The protests have gained momentum in recent days following the arrest and ongoing legal troubles of opposition leader Ousmane Sonko. Sonko, a charismatic figure who rose to prominence during the 2019 elections, has been a vocal critic of President Sall’s administration.

He has faced allegations of rape, which he vehemently denies and claims are politically motivated to suppress his popularity in the country.

The situation surrounding Sonko has become a focal point for the protesters, who perceive it as an attack on opposition voices and a blatant manipulation of the justice system. They demand fair treatment and a transparent investigation into the allegations.

The government’s response to the protests has been mixed. While some officials have called for calm, others have deployed security forces to disperse the crowds, resulting in sporadic clashes between protesters and police.

Human rights organizations have expressed concern over the use of excessive force and the arrests of peaceful demonstrators.

Similarly, president Sall’s supporters plan to stage a pro-government demonstration at Place de la Nation (Place de l’Obelisque) in Dakar this weekend.

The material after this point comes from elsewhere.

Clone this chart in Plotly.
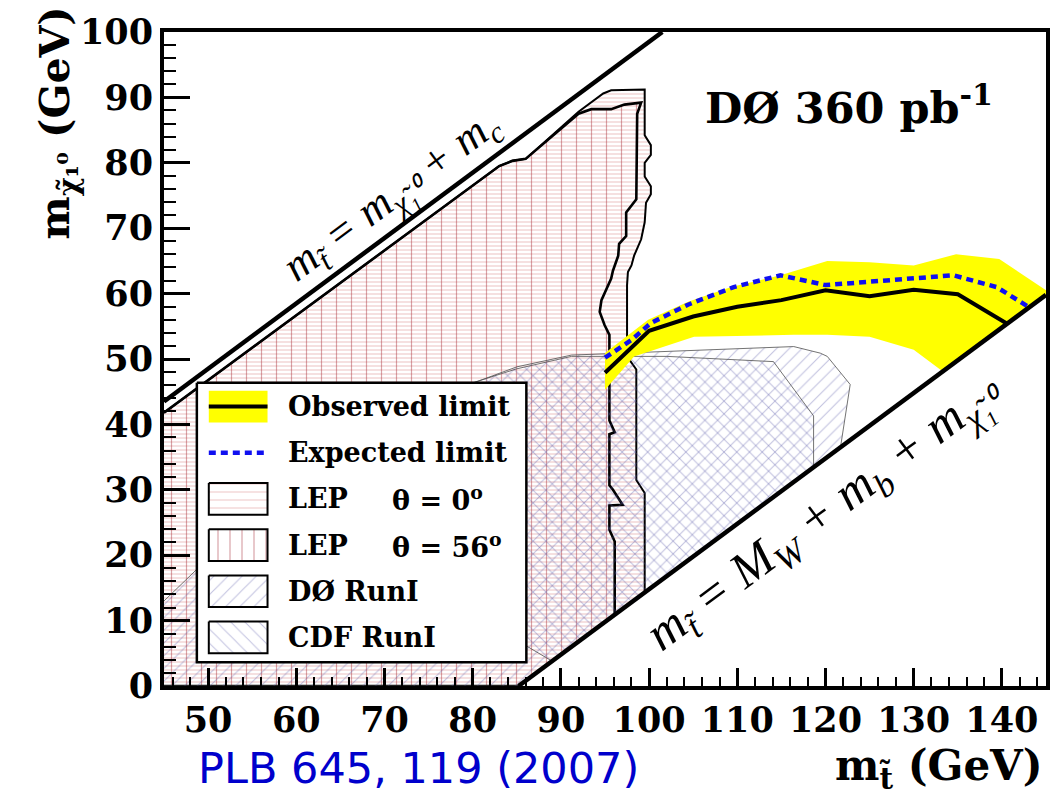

The newly formed Convergence of Democracies to Safeguard the Republic (S24) exists to promote the current government and show support for Sall’s re-election amid growing societal tensions.

International observers and foreign governments have been closely monitoring the situation in Senegal, emphasizing the importance of upholding democratic principles and respecting the will of the people.

The African Union and the Economic Community of West African States (ECOWAS) have called for restraint and dialogue, urging all parties to seek peaceful resolutions and ensure that the upcoming elections are free and fair.

According to Amnesty International, the government is already intensifying repression ahead of the 2024 elections by banning protests which are allowed by the constitution and suspending media stations such as the privately owned Walf Tv.

Similarly, Samira Daoud, Regional Director for West and Central Africa, Amnesty International through a statement said the Senegalese authorities are weakening human rights protection in the country.

As Senegal’s youth continue to voice their discontent, their determination remains unwavering. With the 2024 elections on the horizon, the country stands at a critical crossroads, where the aspirations of the younger generation collide with the entrenched political establishment.

The outcome of these protests and the nation’s response will undoubtedly shape Senegal’s political landscape for years to come.